Patterson, an avid cricket fan, leaves the island tomorrow for the opening ceremony of the 30th meeting of the region's heads, where he will receive the Order of the Caribbean Community (OCC).

The Gleaner caught up with him between ball-by-ball play of the Digicel one-day international series between the West Indies and India at Sabina Park yesterday afternoon and, although he was only prepared to give a sneak preview on his planned speech, with humility he said: "It's a great honour to believe that the service you have given to CARICOM, to the whole integration process in helping to establish the identity of the Caribbean in the wider international community, you are being recognised for."

Common ground

Reflecting on the positions that were taken while he was actively in politics, he said he was heartened that during his involvement with the Commonwealth, the United Nations and the Organisation of American States, he was able to find common ground and to take a single position in relation to problems and challenges.

Patterson is the second Jamaican prime minister to be bestowed with this honour. The late Michael Manley was also a recipient.

"Mr Patterson is being recognised for his outstanding contribution in the area of the region's external trade relations and in fostering relations with the African, Caribbean and Pacific Group (ACP), especially in its formative years," read a statement issued by the CARICOM Secretariat.

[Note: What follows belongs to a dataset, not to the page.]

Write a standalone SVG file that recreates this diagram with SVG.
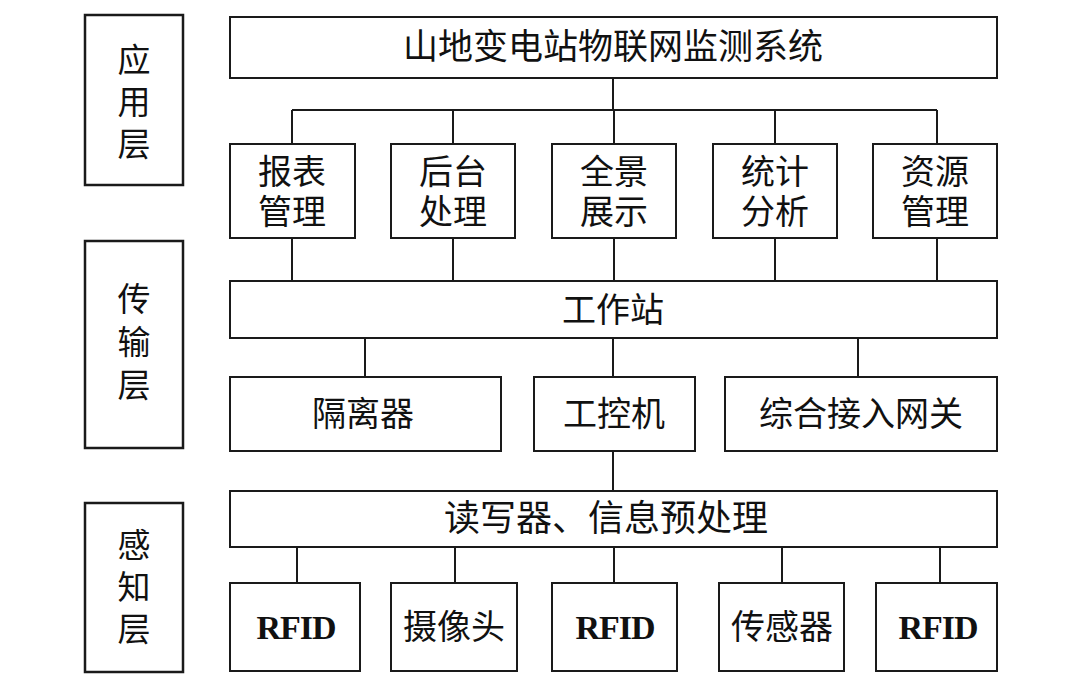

Born on April 10, 1935, in St Andrew, Patterson, who holds the record as Jamaica's longest-serving prime minister, serving from 1992 to 2006, joins the ranks of pioneers of the integration movement, Antigua's V.C. Bird and Belize's George Bryce.

Other notable West Indians to receive the OCC include Sir Shridath Ramphall, Sir George Alleyne, the late Dame Eugenia Charles and Nobel Prize laureate Derek Walcott, Rex Nettleford, Baldwin Spencer and the late Sir John Compton.